Aujourd'hui, les agents concernés, qui sont 3 480 en activité à La Poste et à peu près autant chez France Télécom, sont encore dans une situation de blocage. Ils n'ont pas la garantie d'avoir une promotion à moyen terme, ce qui explique les réticences des organisations syndicales. Au-delà, je n'entrerai pas dans le détail des grades et de la fin de carrière, car le dossier est très technique.

Le président Philippe Wahl et son prédécesseur Jean-Paul Bailly ont promis des solutions, mais celles qui sont proposées sont inacceptables. Ces agents ont perdu des années et tout ce qu'on leur offre, c'est de reprendre de nouvelles négociations ! Pour ma part, j'incite La Poste à faire des propositions plus concrètes afin que les organisations syndicales puissent effectivement venir à la table des négociations. Celles-ci souhaitent engager le débat et tentent de constituer une plateforme commune — seule manque la signature d'une organisation syndicale —, mais elles constatent que, contrairement à France Télécom, La Poste ne fait pas d'efforts réels pour que les agents puissent rejoindre la reclassification. Ils ont en moyenne plus de cinquante ans : le coût de leur réintégration ne serait sans doute pas très important.
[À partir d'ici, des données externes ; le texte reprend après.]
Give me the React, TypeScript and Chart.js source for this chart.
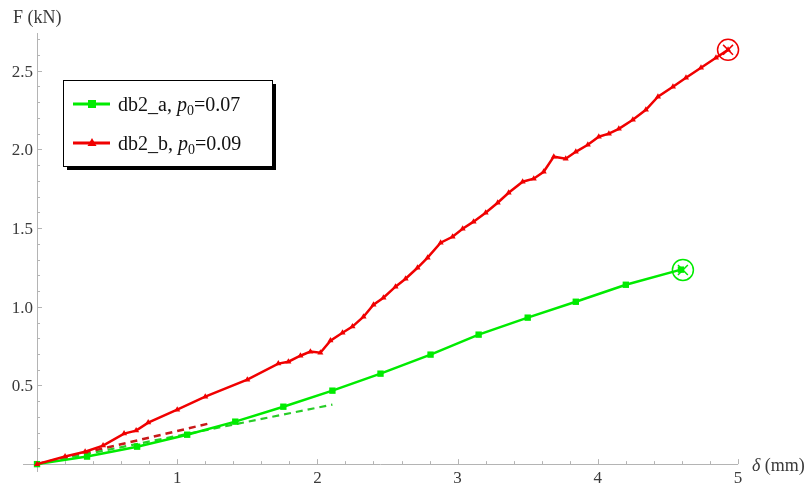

Nous sommes très attachés à la remise à plat de ce dossier. J'ai rappelé aux organisations syndicales qu'il n'était pas question pour nous, parlementaires, d'envisager une rétroactivité concernant ces dix-sept années ou visant les retraités. Le débat porte sur les actifs d'aujourd'hui qui veulent intégrer la reclassification. Cela étant, je l'ai dit tout à l'heure à la DRH de La Poste, nous sommes face à une situation d'ouverture au rabais, qui ne peut pas satisfaire les organisations syndicales.

La Poste doit faire des propositions plus concrètes. S'il s'agissait de 25 000 ou 30 000 agents, dans un groupe qui en compte 260 000, la question du coût pourrait se poser. En l'occurrence, il s'agit du dernier carré. On objecte que ce serait une rupture d'équité par rapport à ceux qui ont choisi la reclassification. M. Philippe Wahl s'est engagé à trouver la solution la plus juste. Or la proposition de rouvrir le droit d'option pour les reclassés n'offre aucune garantie de promotion, sauf peut-être en fin de carrière, mais on sait que, dans la fonction publique, il faut s'installer six mois dans le grade pour avoir droit à la retraite basée sur ce grade.

Certes, on note, de part et d'autre, une volonté d'ouvrir la discussion. Mais les éléments pouvant décider les organisations à s'asseoir à la table des négociations ne figurent pas dans la proposition de la DRH et du président de La Poste. Nous sommes donc loin d'avoir trouvé une solution pouvant satisfaire les 3 480 agents concernés. La position de La Poste doit évoluer, d'autant que, je le répète, ces agents sont peu nombreux et ont en moyenne une cinquantaine d'années.